Wilson, who has a no-trade clause, has repeatedly said that he hopes to stay in Seattle. He has two years and $51 million remaining on the four-year, $140 million extension he signed in 2019.
Carroll gave a conflicting answer when asked about linebacker Bobby Wagner, who has been another franchise cornerstone since he and Wilson were drafted together in 2012.
Wilson, an eight-time Pro Bowl selection, is scheduled to count $20.35 million in the final year of his three-year, $54 million extension.
"We expect to play with Bobby," Carroll said. "We love playing with Bobby. He's been a great player, had another great season. At this time of the year, there's a lot of guys that are in a position where we've got to figure out where everybody fits together. Bobby's been such a steady part of it and we'd love to be able to play with him, so we'll work towards that. If we can do that, we'll do it."
Carroll said the Seahawks also want to bring back free safety Quandre Diggs, who is an unrestricted free agent. The Seahawks have the franchise tag at their disposal but have used it only twice in 12 seasons under Carroll and Schneider.

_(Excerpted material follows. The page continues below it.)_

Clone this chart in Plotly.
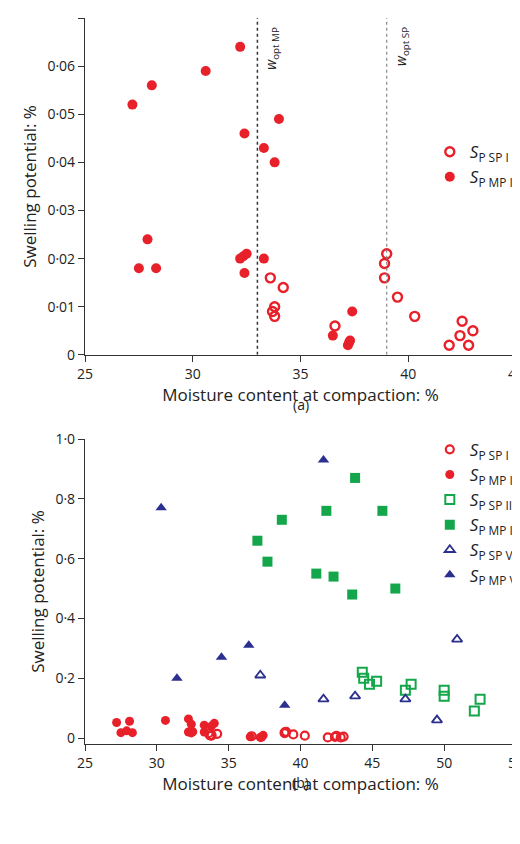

The deadline to apply the franchise tag is March 8.
Diggs had five interceptions before suffering a fractured fibula and dislocated ankle in the regular-season finale. The injuries kept him from playing in the Pro Bowl after making it for the second year in a row.
Carroll said he didn't have "any doubt" that Diggs would be back on the field by training camp.
"That's all he's thinking about," Carroll said. "He'll be back before then, I would think. ... We really want to get him back."